The sand sweepers of Nazare



Nazare, on Portugal's Costa de Prata, was once a quaint fishing village. Some guidebooks and Portuguese tourism websites would have you believe it still is. True, you can catch the occasional glimpse of a weathered old man sitting near a beached wooden boat mending a net. And you can feast on dazzlingly fresh seafood at every meal. But Nazare, more than a fishing town, has become the Kingdom of Canvas Cabanas.

Endless rows of multi-colored mini-pleasure domes stand tethered to Nazare's main beach, and the sprawling temporary city is the epicenter of summer life here. Our budget hotel sat on Nazare's main drag across from the beach, and our third floor room was a great aerie from which to watch the rhythm of life in the canvas kingdom.

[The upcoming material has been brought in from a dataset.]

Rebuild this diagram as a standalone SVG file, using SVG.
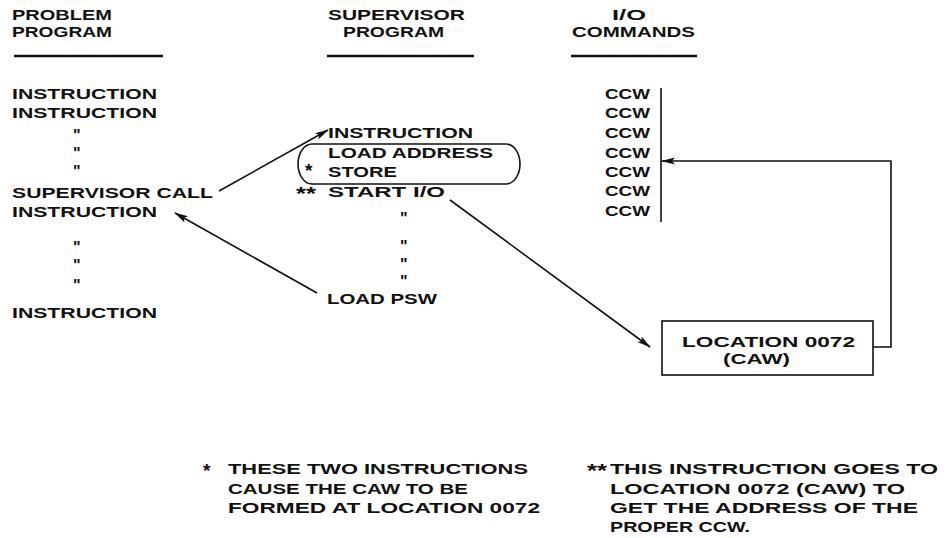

Daily, by about 11, families that had rented cabanas for the week, month or season had hauled chairs and towels, food and drink, babies and grandmothers to the beach and had settled in for another day of watching sea, sky and each other. The beach, and the boardwalks that ran like streets through the encampment, became a giant living room, community center, social club. A civic hub that buzzed with life until the sun began its nightly drop below the horizon line far out in the Atlantic.
At dusk people brushed off, packed up and headed out, leaving the little tents empty for the night. From our hotel window I'd look down on them, standing in tight, neat rows like little hatted soldiers waiting for the next day's duty to begin.
Just after dawn each day a group of old ladies would arrive at the beach and gather on the principle boardwalk in the still-dark. Wearing dark dresses and aprons and headscarves and well-worn sandals, and armed with pails and hand brooms, they'd exchange a little gossip then get to work tidying up the kingdom.

Stooping, they'd clean the boardwalks and swish their brooms through the sand in front of the cabanas, creating swirling patterns along the beach. They worked quietly, then left the beach before the cabana-dwellers arrived for the day.

Rising at dawn to sit by the window and watch for the grandmothers' arrival became part of my routine. My body clock would wake me in time for the celestial shift change, when the moon, done for the night, would hand sentry duty over to the sun. Just as the sun took over, the sand sweepers of Nazare would appear on the boardwalk, brooms and pails in hand.